Dataset records:
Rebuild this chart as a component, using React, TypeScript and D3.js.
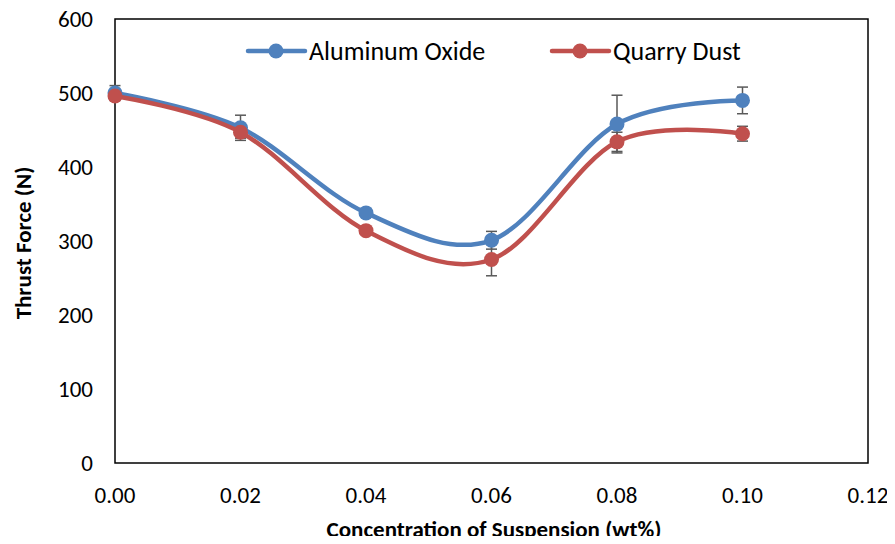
import React from "react";
import * as d3 from "d3";

const concentration = [0, 0.02, 0.04, 0.06, 0.08, 0.1];
const aluminumOxide = [500, 453, 338, 301, 458, 490];
const aluminumErr = [10, 17, 5, 12, 39, 18];
const quarryDust = [496, 447, 314, 275, 434, 445];
const quarryErr = [5, 8, 5, 22, 13, 10];
const xTicks = [0, 0.02, 0.04, 0.06, 0.08, 0.1, 0.12];
const yTicks = [0, 100, 200, 300, 400, 500, 600];

const series = [
  { name: "Aluminum Oxide", values: aluminumOxide, err: aluminumErr, color: "#4F81BD" },
  { name: "Quarry Dust", values: quarryDust, err: quarryErr, color: "#C0504D" },
];

const App = () => {
  const left = 115, right = 868, top = 19, bottom = 463;
  const x = d3.scaleLinear().domain([0, 0.12]).range([left, right]);
  const y = d3.scaleLinear().domain([0, 600]).range([bottom, top]);
  const line = d3
    .line<number>()
    .x((d, i) => x(concentration[i]))
    .y((d) => y(d))
    .curve(d3.curveCatmullRom.alpha(0));
  const font = "Carlito, Lato, 'Open Sans', sans-serif";

  return (
    <svg width={895} height={544} style={{ display: "block", margin: "-8px", fontFamily: font }}>
      <rect x={left} y={top} width={right - left} height={bottom - top} fill="none" stroke="#000" strokeWidth={1.5} />

      {yTicks.map((t) => (
        <text key={t} x={93} y={y(t) + 8} textAnchor="end" fontSize={23} fill="#000">
          {t}
        </text>
      ))}
      {xTicks.map((t) => (
        <text key={t} x={x(t)} y={503} textAnchor="middle" fontSize={23} fill="#000">
          {d3.format(".2f")(t)}
        </text>
      ))}

      <text transform={`translate(31,243) rotate(-90)`} textAnchor="middle" fontSize={23} fontWeight="bold">
        Thrust Force (N)
      </text>
      <text x={494} y={537} textAnchor="middle" fontSize={23} fontWeight="bold">
        Concentration of Suspension (wt%)
      </text>

      {series.map((s) => (
        <g key={s.name}>
          {s.values.map((v, i) => {
            const cx = x(concentration[i]);
            return (
              <g key={i} stroke="#595959" strokeWidth={1.5}>
                <line x1={cx} x2={cx} y1={y(v - s.err[i])} y2={y(v + s.err[i])} />
                <line x1={cx - 5.5} x2={cx + 5.5} y1={y(v - s.err[i])} y2={y(v - s.err[i])} />
                <line x1={cx - 5.5} x2={cx + 5.5} y1={y(v + s.err[i])} y2={y(v + s.err[i])} />
              </g>
            );
          })}
        </g>
      ))}

      {series.map((s) => (
        <g key={s.name}>
          <path d={line(s.values) || ""} fill="none" stroke={s.color} strokeWidth={4.5} strokeLinecap="round" />
          {s.values.map((v, i) => (
            <circle key={i} cx={x(concentration[i])} cy={y(v)} r={7.5} fill={s.color} />
          ))}
        </g>
      ))}

      {series.map((s, k) => {
        const lx = k === 0 ? 248 : 552;
        return (
          <g key={s.name}>
            <line x1={lx} x2={lx + 57} y1={51} y2={51} stroke={s.color} strokeWidth={4.5} strokeLinecap="round" />
            <circle cx={lx + 28} cy={51} r={7.5} fill={s.color} />
            <text x={lx + 61} y={60} fontSize={26} fill="#000">
              {s.name}
            </text>
          </g>
        );
      })}
    </svg>
  );
};

export default App;
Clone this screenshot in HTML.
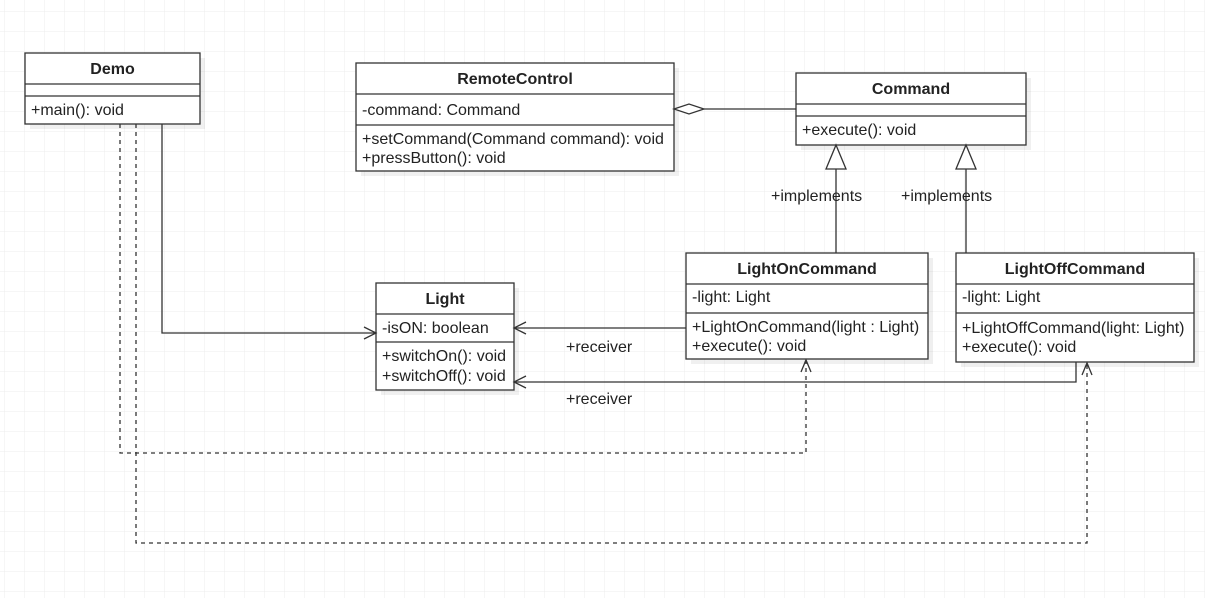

--- GIVEN REQUEST ---
Excluding the pictures, restate the records above word for word.

--- RESPONSE TO THIS EXERCISE ---
Rebuild this chart as a component, using React, TypeScript and D3.js.
import React from "react";
import * as d3 from "d3";

const concentration = [0, 0.02, 0.04, 0.06, 0.08, 0.1];
const aluminumOxide = [500, 453, 338, 301, 458, 490];
const aluminumErr = [10, 17, 5, 12, 39, 18];
const quarryDust = [496, 447, 314, 275, 434, 445];
const quarryErr = [5, 8, 5, 22, 13, 10];
const xTicks = [0, 0.02, 0.04, 0.06, 0.08, 0.1, 0.12];
const yTicks = [0, 100, 200, 300, 400, 500, 600];

const series = [
  { name: "Aluminum Oxide", values: aluminumOxide, err: aluminumErr, color: "#4F81BD" },
  { name: "Quarry Dust", values: quarryDust, err: quarryErr, color: "#C0504D" },
];

const App = () => {
  const left = 115, right = 868, top = 19, bottom = 463;
  const x = d3.scaleLinear().domain([0, 0.12]).range([left, right]);
  const y = d3.scaleLinear().domain([0, 600]).range([bottom, top]);
  const line = d3
    .line<number>()
    .x((d, i) => x(concentration[i]))
    .y((d) => y(d))
    .curve(d3.curveCatmullRom.alpha(0));
  const font = "Carlito, Lato, 'Open Sans', sans-serif";

  return (
    <svg width={895} height={544} style={{ display: "block", margin: "-8px", fontFamily: font }}>
      <rect x={left} y={top} width={right - left} height={bottom - top} fill="none" stroke="#000" strokeWidth={1.5} />

      {yTicks.map((t) => (
        <text key={t} x={93} y={y(t) + 8} textAnchor="end" fontSize={23} fill="#000">
          {t}
        </text>
      ))}
      {xTicks.map((t) => (
        <text key={t} x={x(t)} y={503} textAnchor="middle" fontSize={23} fill="#000">
          {d3.format(".2f")(t)}
        </text>
      ))}

      <text transform={`translate(31,243) rotate(-90)`} textAnchor="middle" fontSize={23} fontWeight="bold">
        Thrust Force (N)
      </text>
      <text x={494} y={537} textAnchor="middle" fontSize={23} fontWeight="bold">
        Concentration of Suspension (wt%)
      </text>

      {series.map((s) => (
        <g key={s.name}>
          {s.values.map((v, i) => {
            const cx = x(concentration[i]);
            return (
              <g key={i} stroke="#595959" strokeWidth={1.5}>
                <line x1={cx} x2={cx} y1={y(v - s.err[i])} y2={y(v + s.err[i])} />
                <line x1={cx - 5.5} x2={cx + 5.5} y1={y(v - s.err[i])} y2={y(v - s.err[i])} />
                <line x1={cx - 5.5} x2={cx + 5.5} y1={y(v + s.err[i])} y2={y(v + s.err[i])} />
              </g>
            );
          })}
        </g>
      ))}

      {series.map((s) => (
        <g key={s.name}>
          <path d={line(s.values) || ""} fill="none" stroke={s.color} strokeWidth={4.5} strokeLinecap="round" />
          {s.values.map((v, i) => (
            <circle key={i} cx={x(concentration[i])} cy={y(v)} r={7.5} fill={s.color} />
          ))}
        </g>
      ))}

      {series.map((s, k) => {
        const lx = k === 0 ? 248 : 552;
        return (
          <g key={s.name}>
            <line x1={lx} x2={lx + 57} y1={51} y2={51} stroke={s.color} strokeWidth={4.5} strokeLinecap="round" />
            <circle cx={lx + 28} cy={51} r={7.5} fill={s.color} />
            <text x={lx + 61} y={60} fontSize={26} fill="#000">
              {s.name}
            </text>
          </g>
        );
      })}
    </svg>
  );
};

export default App;
Clone this screenshot in HTML.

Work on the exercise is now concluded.